In 1946, Lucke took a sabbatical from Columbia at the request of the YWCA to found a graduate program for social work in India. At the time, there was one school of social work in India, located in Madras (now known as Chennai). The school's alumni, averaging about 40 graduates per year, were insufficient to provide sufficient service for the population and had to restrict their work to urban areas with high need. Lucke was hired as an advisor to develop a second school, which would also offer a master's program. For the first year, the school operated from Bombay (now Mumbai), visiting various regions to assess the needs throughout the country, speaking with those working in institutions, as well as conducting field work. On the eve of the country's Independence from Britain, the school, which had been intended to serve Burma (now Myanmar), Ceylon (now Sri Lanka) and India, found itself also serving Pakistan and dealing with rioting as they moved to the new facility in Delhi. Lucke remained in India until 1949, as director of the school which became affiliated with the University of Delhi, and the first school in Asia to grant master's degrees in social work.

In 1950, Lucke went to Cairo as a Fulbright Scholar to assist in developing social work schools. Simultaneously, she worked as a consultant to the Point Four Program, launched by President Truman, which provided technical support to developing nations. Between 1952 and 1954, she developed an educational curriculum for social work in Pakistan under the direction of the United Nations Technical Assistance Program. Returning to the United States in 1955, Lucke was appointed to the Lincoln School's Board of Trustees and the following year was granted a Doctor of humane letters degree from Oberlin College.

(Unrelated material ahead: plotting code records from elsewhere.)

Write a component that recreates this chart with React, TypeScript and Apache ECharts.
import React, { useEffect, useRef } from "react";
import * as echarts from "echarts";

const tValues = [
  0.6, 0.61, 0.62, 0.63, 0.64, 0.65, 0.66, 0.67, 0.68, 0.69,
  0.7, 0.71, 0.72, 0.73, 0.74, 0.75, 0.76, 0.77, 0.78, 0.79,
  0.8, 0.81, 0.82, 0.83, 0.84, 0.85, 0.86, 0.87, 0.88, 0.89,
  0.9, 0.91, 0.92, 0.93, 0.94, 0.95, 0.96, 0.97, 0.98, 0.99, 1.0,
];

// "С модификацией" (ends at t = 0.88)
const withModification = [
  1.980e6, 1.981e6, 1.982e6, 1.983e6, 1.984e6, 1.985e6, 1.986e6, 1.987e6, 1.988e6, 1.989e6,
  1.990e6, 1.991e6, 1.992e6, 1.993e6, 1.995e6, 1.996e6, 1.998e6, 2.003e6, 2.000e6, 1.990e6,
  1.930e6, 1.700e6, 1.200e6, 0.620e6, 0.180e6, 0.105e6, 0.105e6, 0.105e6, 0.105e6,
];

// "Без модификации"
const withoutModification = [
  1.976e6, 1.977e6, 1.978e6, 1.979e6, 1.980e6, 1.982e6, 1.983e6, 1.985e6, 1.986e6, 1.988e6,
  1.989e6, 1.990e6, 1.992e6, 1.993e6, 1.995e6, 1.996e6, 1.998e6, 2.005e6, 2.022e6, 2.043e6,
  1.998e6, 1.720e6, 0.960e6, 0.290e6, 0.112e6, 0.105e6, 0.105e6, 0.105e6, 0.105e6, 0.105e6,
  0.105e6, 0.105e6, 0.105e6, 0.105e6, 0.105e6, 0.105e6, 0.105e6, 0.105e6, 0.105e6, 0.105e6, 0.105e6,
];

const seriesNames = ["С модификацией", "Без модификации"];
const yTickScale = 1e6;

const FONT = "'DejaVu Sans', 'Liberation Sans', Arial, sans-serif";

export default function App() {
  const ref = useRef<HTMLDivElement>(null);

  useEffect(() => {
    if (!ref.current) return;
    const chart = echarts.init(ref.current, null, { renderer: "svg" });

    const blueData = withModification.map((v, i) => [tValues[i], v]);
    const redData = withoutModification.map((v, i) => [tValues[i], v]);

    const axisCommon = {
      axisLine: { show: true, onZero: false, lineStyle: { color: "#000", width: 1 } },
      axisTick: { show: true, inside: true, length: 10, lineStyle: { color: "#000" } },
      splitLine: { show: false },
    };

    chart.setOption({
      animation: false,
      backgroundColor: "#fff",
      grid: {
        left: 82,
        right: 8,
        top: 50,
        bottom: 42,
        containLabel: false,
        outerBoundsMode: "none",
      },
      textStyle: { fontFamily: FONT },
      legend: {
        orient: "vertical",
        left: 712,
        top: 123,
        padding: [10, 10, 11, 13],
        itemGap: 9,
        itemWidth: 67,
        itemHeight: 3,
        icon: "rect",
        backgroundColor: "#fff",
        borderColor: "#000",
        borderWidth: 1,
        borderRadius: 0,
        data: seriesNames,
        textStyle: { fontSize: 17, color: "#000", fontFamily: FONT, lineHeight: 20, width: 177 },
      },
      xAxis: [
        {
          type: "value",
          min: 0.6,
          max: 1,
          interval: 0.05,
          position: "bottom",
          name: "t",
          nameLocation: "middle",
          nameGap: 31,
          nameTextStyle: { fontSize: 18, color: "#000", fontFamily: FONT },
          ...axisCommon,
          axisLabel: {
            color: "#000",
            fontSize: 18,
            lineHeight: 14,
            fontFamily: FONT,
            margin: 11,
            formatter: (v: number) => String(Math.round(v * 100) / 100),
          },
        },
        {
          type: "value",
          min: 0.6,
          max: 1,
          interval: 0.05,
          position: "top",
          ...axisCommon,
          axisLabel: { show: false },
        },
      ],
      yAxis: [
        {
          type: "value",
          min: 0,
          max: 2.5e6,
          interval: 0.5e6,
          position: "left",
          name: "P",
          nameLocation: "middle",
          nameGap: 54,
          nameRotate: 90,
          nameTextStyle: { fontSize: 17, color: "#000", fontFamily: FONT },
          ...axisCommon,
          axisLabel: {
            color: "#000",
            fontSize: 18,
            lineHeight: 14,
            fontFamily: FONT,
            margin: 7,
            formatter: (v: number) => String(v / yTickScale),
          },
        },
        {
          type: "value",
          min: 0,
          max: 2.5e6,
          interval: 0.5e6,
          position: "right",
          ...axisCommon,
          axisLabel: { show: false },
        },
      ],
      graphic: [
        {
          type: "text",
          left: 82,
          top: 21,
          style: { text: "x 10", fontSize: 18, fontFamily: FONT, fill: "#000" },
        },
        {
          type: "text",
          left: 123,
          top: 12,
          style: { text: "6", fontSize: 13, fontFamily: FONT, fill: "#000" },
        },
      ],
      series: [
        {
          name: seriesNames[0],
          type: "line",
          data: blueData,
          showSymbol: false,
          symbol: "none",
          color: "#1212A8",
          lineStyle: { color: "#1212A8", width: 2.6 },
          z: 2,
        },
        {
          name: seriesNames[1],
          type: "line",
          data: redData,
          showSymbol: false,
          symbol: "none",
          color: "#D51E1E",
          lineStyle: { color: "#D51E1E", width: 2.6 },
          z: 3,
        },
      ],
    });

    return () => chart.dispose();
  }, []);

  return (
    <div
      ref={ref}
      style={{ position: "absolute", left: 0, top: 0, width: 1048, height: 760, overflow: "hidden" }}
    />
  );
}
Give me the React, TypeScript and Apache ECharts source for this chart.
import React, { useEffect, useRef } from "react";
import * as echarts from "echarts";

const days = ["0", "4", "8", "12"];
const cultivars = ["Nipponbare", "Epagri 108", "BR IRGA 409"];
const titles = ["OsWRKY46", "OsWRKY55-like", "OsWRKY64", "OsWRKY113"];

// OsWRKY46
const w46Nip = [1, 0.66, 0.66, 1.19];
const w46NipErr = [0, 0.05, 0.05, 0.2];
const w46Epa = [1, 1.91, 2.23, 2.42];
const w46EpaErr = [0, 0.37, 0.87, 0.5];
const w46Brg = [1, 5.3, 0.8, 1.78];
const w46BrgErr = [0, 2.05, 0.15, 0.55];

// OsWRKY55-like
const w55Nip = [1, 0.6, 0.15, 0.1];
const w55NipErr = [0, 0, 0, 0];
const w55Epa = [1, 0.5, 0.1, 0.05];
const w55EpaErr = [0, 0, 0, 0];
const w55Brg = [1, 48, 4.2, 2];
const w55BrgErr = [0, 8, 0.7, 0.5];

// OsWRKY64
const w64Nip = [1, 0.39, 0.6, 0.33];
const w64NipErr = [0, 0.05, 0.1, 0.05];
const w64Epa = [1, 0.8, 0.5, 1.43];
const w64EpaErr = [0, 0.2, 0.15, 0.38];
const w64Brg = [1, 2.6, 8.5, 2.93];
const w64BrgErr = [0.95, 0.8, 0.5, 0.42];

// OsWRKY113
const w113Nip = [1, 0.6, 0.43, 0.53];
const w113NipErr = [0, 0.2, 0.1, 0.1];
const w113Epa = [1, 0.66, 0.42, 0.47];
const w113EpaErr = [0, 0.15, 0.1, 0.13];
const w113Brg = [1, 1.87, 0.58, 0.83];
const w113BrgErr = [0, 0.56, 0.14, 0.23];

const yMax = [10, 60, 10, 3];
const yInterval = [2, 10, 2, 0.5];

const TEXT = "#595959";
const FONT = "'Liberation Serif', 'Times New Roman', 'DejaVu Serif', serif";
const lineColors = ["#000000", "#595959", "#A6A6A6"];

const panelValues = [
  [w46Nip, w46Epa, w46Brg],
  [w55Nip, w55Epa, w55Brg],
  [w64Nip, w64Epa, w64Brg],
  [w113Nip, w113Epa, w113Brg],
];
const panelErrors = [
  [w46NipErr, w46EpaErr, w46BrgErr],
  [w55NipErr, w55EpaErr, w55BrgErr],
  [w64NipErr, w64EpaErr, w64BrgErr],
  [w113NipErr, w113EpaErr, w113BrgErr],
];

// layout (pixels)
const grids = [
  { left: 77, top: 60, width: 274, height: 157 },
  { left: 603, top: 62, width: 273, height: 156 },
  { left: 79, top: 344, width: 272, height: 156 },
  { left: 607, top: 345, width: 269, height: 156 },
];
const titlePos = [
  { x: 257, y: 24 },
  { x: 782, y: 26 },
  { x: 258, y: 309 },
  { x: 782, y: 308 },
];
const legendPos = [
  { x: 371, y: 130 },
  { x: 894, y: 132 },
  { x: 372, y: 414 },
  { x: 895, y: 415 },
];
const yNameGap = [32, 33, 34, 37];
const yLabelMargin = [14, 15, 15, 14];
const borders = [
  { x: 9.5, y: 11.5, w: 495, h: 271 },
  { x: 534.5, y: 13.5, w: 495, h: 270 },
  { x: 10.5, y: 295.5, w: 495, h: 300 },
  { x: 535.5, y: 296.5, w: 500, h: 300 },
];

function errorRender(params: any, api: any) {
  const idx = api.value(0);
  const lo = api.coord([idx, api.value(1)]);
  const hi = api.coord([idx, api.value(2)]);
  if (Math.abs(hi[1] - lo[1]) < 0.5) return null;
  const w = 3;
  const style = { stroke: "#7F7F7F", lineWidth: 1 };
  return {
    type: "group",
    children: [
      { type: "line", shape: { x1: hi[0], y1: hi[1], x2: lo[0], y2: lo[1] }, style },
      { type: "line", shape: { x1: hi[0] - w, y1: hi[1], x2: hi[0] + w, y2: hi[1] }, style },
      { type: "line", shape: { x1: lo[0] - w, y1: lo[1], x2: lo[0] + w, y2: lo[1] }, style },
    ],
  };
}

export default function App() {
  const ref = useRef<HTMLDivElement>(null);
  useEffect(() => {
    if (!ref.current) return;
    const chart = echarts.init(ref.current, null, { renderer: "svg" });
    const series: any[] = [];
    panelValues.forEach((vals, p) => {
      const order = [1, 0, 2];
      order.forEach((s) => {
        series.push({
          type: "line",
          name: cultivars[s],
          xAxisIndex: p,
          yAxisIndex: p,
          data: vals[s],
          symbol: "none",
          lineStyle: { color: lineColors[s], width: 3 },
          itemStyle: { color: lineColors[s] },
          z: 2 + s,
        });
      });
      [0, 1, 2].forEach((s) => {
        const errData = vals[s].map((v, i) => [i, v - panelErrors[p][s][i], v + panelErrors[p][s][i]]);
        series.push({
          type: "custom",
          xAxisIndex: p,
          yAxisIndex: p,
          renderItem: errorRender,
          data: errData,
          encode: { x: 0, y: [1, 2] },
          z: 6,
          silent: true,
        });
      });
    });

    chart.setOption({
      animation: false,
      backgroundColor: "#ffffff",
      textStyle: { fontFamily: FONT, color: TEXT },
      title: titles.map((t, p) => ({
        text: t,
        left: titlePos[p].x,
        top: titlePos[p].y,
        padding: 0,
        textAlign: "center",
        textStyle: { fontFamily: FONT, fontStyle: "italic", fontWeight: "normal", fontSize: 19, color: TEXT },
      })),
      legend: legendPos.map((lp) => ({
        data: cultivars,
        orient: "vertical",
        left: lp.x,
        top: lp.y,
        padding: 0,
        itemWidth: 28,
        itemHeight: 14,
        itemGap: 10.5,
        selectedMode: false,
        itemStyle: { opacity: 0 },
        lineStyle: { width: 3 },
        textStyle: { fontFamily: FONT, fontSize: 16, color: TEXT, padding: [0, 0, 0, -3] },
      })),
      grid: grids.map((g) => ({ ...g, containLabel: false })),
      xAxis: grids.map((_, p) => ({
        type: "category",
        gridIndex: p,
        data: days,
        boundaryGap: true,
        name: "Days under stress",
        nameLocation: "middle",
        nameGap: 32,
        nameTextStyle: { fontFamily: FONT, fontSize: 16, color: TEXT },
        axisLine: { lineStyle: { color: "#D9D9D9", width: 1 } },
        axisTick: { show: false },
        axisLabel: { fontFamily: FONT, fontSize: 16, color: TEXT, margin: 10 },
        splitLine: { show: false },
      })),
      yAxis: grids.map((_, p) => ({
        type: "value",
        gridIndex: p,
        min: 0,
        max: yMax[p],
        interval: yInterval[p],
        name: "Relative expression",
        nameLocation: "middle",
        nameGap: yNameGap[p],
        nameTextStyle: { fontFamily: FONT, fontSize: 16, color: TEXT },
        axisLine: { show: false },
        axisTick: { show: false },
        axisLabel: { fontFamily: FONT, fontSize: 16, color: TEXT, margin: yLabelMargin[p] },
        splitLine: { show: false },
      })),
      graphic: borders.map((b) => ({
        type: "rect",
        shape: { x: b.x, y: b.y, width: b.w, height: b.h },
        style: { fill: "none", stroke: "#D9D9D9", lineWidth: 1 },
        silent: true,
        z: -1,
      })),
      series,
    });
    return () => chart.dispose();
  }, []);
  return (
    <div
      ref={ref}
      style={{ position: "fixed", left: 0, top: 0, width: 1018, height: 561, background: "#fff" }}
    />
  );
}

In 1959, the International Federation of University Women (IFUW) appointed Lucke as the organization's representative to the United Nations. In 1964, she served as a delegate of the IFUW to the Pan-Pacific and Southeast Asia Women's Association (PPSEAWA) Tonga Conference, and attended seminars in Brisbane and Melbourne. The following year, she was appointed by PPSEAWA as its delegate to the United Nations, attending the U.N. Conference on Women in Teheran, where she presented a draft on issues facing women. In 1969, she resigned from the American Council of Nationalities Service and attempted to retire in Florida. Lucke was honored by the United Nations in 1975, for her work which was "marked by a sensitivity to indigenous people and their culture and a deep understanding of social structures and issues". She was inducted into the Michigan Women's Hall of Fame in 1986 for her roles in developing international relations and social work. That same year, Unforgettable Memories, a book printed in India was published about her time in the country, as a diary of her experiences. Unsatisfied with the portrayal, her memoirs Remembering at eighty eight: Letters I should have written were published the following year.

==Death and legacy==
Lucke died on October 31, 1987, in Sarasota, Florida. Her papers were donated to the Sophia Smith Collection, Women's History Archive at Smith College in Northampton, Massachusetts. Delhi School of Social Work has instituted an award in her memory which is awarded annually to the student who scores highest marks in Field Work practicum of Social Work curriculum at postgraduate level.